Gunther funziona da dio, piace al pubblico, trasversalmente. È un lottatore spettacolare e con presa immediata. Forse ha fatto storcere il naso la sua vittoria a WM ma non avendo un livello più alto in cui lanciarlo, in attesa che si sblocchi la siutazione dei Titoli Mondiali, resta a fare il dominatore con quello Intercontinentale. In una federazione convinta che basti ripetere a pappagallo: “È campione da N giorni” per rendere qualcuno interessante, però, è quasi un anno che è semplicemente il Campione che ammazza di Chop la gente. L’ultima storyline in cui ha partecipato, lui era persino il terzo incomodo e per il resto, gigioneggia con avversari di poco conto come Xavier Woods. Che dall’alto della loro personalità gli regalano ottimi incontri una tantum, che però lasciano il tempo che trovano per arco narrativo e profondità.

Sulla Bloodline è didascalico persino sottolineare che la WWE abbia messo tutte le fiches. Una stable che passa la maggior parte del tempo in contumacia del suo personaggio principale e che alterna momenti di grande fretta a ridosso di alcuni PLE, ad altri, eterni (come quello attuale) in cui ciurla nel manico aspettando di avere qualcosa da fare.

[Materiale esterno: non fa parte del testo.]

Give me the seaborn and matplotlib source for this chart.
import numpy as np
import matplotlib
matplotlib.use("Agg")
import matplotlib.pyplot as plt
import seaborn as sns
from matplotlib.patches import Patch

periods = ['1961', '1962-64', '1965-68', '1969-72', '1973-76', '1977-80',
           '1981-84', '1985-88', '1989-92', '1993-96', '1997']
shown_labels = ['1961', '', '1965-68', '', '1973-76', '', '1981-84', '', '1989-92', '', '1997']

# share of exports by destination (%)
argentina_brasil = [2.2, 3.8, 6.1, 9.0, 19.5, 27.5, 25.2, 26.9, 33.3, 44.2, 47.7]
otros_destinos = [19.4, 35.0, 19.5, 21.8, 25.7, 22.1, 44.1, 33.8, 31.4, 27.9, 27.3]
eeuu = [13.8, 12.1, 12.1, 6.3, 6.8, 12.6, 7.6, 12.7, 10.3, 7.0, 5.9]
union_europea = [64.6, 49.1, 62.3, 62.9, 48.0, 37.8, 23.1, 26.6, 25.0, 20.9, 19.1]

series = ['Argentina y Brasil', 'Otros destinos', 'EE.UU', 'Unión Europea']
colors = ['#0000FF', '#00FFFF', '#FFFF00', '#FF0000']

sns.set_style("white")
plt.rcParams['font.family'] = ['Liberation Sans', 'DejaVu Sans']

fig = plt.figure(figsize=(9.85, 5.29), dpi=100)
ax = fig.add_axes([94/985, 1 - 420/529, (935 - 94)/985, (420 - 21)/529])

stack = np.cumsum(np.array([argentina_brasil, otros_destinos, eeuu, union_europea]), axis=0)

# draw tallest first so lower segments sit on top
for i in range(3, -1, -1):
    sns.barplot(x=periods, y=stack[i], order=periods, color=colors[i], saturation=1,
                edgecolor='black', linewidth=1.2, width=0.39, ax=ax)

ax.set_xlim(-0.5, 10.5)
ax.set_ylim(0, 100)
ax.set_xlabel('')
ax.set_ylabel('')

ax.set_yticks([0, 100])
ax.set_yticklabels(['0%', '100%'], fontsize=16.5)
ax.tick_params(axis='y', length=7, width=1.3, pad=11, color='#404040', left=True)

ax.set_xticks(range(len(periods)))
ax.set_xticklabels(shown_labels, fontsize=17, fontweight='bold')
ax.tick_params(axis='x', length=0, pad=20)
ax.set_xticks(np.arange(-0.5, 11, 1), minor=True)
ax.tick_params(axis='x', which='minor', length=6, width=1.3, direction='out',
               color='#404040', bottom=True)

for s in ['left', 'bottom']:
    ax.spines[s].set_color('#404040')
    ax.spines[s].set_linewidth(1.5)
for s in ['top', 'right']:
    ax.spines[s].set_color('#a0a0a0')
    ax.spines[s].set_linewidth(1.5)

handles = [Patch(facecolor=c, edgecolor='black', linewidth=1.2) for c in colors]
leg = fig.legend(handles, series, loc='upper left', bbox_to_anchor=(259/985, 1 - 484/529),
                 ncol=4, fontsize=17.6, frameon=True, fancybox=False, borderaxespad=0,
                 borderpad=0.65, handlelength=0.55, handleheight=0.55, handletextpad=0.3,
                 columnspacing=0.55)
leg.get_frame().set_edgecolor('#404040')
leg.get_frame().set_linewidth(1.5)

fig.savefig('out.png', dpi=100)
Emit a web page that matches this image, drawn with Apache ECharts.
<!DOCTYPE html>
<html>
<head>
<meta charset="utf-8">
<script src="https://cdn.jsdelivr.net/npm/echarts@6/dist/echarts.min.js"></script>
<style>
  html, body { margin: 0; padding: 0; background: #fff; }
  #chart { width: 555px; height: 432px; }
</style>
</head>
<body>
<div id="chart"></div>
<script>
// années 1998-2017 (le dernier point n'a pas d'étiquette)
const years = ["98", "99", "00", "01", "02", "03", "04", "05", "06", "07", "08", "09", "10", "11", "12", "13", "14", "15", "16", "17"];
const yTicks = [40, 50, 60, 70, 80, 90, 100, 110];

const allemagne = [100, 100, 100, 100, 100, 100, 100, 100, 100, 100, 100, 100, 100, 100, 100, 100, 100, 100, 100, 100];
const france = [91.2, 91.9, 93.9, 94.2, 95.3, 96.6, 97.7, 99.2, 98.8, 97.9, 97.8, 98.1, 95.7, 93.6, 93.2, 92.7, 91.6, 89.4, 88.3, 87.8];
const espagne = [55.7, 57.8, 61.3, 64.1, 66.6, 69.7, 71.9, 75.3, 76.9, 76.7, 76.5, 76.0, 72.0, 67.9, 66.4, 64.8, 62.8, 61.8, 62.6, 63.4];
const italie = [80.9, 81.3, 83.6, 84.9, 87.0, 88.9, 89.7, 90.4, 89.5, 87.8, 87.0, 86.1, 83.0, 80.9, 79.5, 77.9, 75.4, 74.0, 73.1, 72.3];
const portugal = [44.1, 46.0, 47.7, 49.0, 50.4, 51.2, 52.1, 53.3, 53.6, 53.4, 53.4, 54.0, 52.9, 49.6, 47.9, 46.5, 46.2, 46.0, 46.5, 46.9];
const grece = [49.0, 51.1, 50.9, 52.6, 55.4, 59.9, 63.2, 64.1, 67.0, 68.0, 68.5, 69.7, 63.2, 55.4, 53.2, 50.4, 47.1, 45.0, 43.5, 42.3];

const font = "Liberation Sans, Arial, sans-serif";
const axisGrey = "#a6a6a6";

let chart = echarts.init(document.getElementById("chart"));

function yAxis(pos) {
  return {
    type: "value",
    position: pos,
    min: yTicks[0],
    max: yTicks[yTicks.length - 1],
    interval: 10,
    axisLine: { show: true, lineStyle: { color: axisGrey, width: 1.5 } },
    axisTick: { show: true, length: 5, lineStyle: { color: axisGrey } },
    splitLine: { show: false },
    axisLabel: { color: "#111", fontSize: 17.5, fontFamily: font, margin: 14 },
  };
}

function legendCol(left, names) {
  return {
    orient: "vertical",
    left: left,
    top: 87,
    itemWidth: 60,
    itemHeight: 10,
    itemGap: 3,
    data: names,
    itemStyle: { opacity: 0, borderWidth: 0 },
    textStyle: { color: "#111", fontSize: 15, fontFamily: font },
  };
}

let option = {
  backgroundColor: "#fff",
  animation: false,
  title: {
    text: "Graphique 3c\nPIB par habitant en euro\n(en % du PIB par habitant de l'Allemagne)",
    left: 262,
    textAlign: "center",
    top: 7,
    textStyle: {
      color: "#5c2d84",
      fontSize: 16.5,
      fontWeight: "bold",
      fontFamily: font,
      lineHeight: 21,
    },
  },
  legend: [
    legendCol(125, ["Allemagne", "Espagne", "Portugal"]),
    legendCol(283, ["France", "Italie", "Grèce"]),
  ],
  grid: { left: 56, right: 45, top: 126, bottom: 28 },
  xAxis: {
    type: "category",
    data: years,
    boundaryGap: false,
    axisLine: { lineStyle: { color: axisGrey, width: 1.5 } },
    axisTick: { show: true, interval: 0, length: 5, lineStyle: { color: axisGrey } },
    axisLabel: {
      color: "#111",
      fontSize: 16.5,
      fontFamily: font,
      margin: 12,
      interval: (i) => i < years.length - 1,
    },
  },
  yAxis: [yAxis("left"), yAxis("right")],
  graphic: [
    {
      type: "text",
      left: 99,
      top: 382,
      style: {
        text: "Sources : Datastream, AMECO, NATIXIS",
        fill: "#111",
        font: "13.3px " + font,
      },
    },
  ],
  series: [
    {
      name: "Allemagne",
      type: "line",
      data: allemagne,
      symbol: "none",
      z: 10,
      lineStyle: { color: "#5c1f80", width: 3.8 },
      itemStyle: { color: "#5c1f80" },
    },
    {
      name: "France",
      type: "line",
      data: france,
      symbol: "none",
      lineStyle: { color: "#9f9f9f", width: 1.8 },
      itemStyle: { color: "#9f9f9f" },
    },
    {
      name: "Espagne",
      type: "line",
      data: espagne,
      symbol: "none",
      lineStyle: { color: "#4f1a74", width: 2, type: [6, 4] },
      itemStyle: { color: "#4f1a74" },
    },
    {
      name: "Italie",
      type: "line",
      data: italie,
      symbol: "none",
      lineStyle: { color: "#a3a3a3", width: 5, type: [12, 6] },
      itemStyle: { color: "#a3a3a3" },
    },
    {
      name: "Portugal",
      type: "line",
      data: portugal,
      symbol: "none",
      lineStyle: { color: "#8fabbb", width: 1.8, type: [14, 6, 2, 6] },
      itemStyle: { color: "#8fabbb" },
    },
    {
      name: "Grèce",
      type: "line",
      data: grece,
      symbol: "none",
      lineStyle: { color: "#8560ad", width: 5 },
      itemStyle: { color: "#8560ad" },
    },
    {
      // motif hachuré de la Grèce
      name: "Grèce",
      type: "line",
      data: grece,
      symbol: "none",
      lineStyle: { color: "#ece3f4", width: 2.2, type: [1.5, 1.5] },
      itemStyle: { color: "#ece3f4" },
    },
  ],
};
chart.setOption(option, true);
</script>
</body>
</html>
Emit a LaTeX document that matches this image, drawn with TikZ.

In compenso cannibalizza il tempo televisivo di due show su due, senza mai trovare una sottotrama da esplorare in maniera sensata o dare una continuità a quelle sparute idee che vengono in mente. Tipo l’alleanza col JD o il fatto che Riddle fosse completamente solo ad affrontarli a SD dopo aver ricevuto l’aiuto di 6 altre persone nemmeno 5 giorni prima. Un continuo girare in tondo che aiuta solo a renderli indigesti, più che credibili.

Rhodes è il figliol prodigo che torna dopo aver sfidato il sistema, per cui ci si è subito spesi per metterlo sulla mappa. Ritorno in grande stile, incensato, tenuto presente e rilevante durante l’infortunio, datogli una Rumble. Ben oltre l’extra mile, per farlo diventare e rimanere uno dei punti d’interesse di Raw. Salvo farlo vincere, quello non sia mai, quando conta. E salvo anche dargli una storyline di senso compiuto. Era quello sbagliato a WM, ora è lui a prendersela con quello sbagliato dopo. Viene difficile pensare che la miglior cosa che il team creativo riesca a confezionare per l’American Nightmare, da gennaio a questa parte, è quella di fare promo contro un avversario che non c’è mai. Dopo Lesnar, insomma, la WWE rispolvererà il personaggio di Dio per farlo feudare in estate e fargli mantenere l’allenamento. No, storie con un capo e una coda, no, rischiano di fare intravedere coerenza.

Le analisi non potranno rivelare tutto di certe scelte, ma per esempio aiutano a sottolineare anche che di tempo e spazio per costruire cose interessanti con questi 4, nelle attuali versioni di Raw e SmackDown Supershow, ce ne sarebbe. Le partigianerie restano sempre quelle col difetto di omettere l’evidente a convenienza. Se siamo e dobbiamo essere tutti d’accordo che la WWE possa non puntare su quelli su cui punteremmo noi, pacificamente c’è da accettare che ultimamente sembra farlo nel modo sbagliato con quelli su cui vuole puntare. Sottolinearlo è onestà, prima ancora che critica.